**WRITTEN REQUEST**.
Print all the data, keeping every line exactly as it is.

**DATA EXCERPT**.
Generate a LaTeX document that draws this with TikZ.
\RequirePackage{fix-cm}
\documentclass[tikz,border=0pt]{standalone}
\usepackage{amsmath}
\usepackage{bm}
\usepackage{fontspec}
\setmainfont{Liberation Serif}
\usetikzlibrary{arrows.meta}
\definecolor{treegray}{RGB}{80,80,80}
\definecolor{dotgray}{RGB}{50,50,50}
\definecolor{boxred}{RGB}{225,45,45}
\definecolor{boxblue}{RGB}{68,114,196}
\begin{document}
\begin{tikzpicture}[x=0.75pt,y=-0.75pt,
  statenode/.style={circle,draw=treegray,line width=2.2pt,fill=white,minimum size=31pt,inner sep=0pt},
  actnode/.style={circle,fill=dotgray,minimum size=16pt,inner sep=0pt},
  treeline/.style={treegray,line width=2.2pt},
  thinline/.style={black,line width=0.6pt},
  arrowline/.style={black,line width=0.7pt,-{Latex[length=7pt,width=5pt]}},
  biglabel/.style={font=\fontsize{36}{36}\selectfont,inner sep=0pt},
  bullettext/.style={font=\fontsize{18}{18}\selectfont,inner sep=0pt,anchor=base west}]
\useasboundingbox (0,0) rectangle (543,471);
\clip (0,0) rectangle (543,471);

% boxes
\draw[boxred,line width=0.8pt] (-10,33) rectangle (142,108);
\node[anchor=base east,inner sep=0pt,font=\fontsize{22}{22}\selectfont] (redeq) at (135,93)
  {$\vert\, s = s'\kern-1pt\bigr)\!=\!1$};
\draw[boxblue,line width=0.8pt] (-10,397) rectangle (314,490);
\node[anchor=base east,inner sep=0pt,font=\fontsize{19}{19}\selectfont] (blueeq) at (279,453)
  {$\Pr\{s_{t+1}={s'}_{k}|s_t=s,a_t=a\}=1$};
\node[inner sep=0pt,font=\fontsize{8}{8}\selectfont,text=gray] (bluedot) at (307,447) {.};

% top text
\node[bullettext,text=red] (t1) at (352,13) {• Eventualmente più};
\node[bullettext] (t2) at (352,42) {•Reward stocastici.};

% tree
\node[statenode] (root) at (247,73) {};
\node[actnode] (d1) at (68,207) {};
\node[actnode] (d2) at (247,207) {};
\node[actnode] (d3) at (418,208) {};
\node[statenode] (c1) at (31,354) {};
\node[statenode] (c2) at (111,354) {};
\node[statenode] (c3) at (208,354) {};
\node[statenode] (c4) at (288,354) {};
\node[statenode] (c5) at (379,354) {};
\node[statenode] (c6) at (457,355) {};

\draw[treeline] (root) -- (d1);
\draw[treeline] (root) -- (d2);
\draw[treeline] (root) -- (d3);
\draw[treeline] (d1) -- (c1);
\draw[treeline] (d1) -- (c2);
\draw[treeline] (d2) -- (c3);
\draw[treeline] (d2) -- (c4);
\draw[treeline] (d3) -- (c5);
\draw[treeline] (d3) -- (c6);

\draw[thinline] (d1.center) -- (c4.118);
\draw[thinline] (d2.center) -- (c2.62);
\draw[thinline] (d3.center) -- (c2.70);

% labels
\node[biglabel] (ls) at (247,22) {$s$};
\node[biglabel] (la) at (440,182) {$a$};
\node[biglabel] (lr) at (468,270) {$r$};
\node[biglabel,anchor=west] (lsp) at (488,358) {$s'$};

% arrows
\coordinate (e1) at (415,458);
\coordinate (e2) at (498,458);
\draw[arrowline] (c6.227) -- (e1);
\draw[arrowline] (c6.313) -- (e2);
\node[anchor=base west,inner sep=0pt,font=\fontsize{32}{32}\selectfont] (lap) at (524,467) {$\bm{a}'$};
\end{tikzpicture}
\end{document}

**OUTPUT OF THE TASK**.
Generate a LaTeX document that draws this with TikZ.
\RequirePackage{fix-cm}
\documentclass[tikz,border=0pt]{standalone}
\usepackage{amsmath}
\usepackage{bm}
\usepackage{fontspec}
\setmainfont{Liberation Serif}
\usetikzlibrary{arrows.meta}
\definecolor{treegray}{RGB}{80,80,80}
\definecolor{dotgray}{RGB}{50,50,50}
\definecolor{boxred}{RGB}{225,45,45}
\definecolor{boxblue}{RGB}{68,114,196}
\begin{document}
\begin{tikzpicture}[x=0.75pt,y=-0.75pt,
  statenode/.style={circle,draw=treegray,line width=2.2pt,fill=white,minimum size=31pt,inner sep=0pt},
  actnode/.style={circle,fill=dotgray,minimum size=16pt,inner sep=0pt},
  treeline/.style={treegray,line width=2.2pt},
  thinline/.style={black,line width=0.6pt},
  arrowline/.style={black,line width=0.7pt,-{Latex[length=7pt,width=5pt]}},
  biglabel/.style={font=\fontsize{36}{36}\selectfont,inner sep=0pt},
  bullettext/.style={font=\fontsize{18}{18}\selectfont,inner sep=0pt,anchor=base west}]
\useasboundingbox (0,0) rectangle (543,471);
\clip (0,0) rectangle (543,471);

% boxes
\draw[boxred,line width=0.8pt] (-10,33) rectangle (142,108);
\node[anchor=base east,inner sep=0pt,font=\fontsize{22}{22}\selectfont] (redeq) at (135,93)
  {$\vert\, s = s'\kern-1pt\bigr)\!=\!1$};
\draw[boxblue,line width=0.8pt] (-10,397) rectangle (314,490);
\node[anchor=base east,inner sep=0pt,font=\fontsize{19}{19}\selectfont] (blueeq) at (279,453)
  {$\Pr\{s_{t+1}={s'}_{k}|s_t=s,a_t=a\}=1$};
\node[inner sep=0pt,font=\fontsize{8}{8}\selectfont,text=gray] (bluedot) at (307,447) {.};

% top text
\node[bullettext,text=red] (t1) at (352,13) {• Eventualmente più};
\node[bullettext] (t2) at (352,42) {•Reward stocastici.};

% tree
\node[statenode] (root) at (247,73) {};
\node[actnode] (d1) at (68,207) {};
\node[actnode] (d2) at (247,207) {};
\node[actnode] (d3) at (418,208) {};
\node[statenode] (c1) at (31,354) {};
\node[statenode] (c2) at (111,354) {};
\node[statenode] (c3) at (208,354) {};
\node[statenode] (c4) at (288,354) {};
\node[statenode] (c5) at (379,354) {};
\node[statenode] (c6) at (457,355) {};

\draw[treeline] (root) -- (d1);
\draw[treeline] (root) -- (d2);
\draw[treeline] (root) -- (d3);
\draw[treeline] (d1) -- (c1);
\draw[treeline] (d1) -- (c2);
\draw[treeline] (d2) -- (c3);
\draw[treeline] (d2) -- (c4);
\draw[treeline] (d3) -- (c5);
\draw[treeline] (d3) -- (c6);

\draw[thinline] (d1.center) -- (c4.118);
\draw[thinline] (d2.center) -- (c2.62);
\draw[thinline] (d3.center) -- (c2.70);

% labels
\node[biglabel] (ls) at (247,22) {$s$};
\node[biglabel] (la) at (440,182) {$a$};
\node[biglabel] (lr) at (468,270) {$r$};
\node[biglabel,anchor=west] (lsp) at (488,358) {$s'$};

% arrows
\coordinate (e1) at (415,458);
\coordinate (e2) at (498,458);
\draw[arrowline] (c6.227) -- (e1);
\draw[arrowline] (c6.313) -- (e2);
\node[anchor=base west,inner sep=0pt,font=\fontsize{32}{32}\selectfont] (lap) at (524,467) {$\bm{a}'$};
\end{tikzpicture}
\end{document}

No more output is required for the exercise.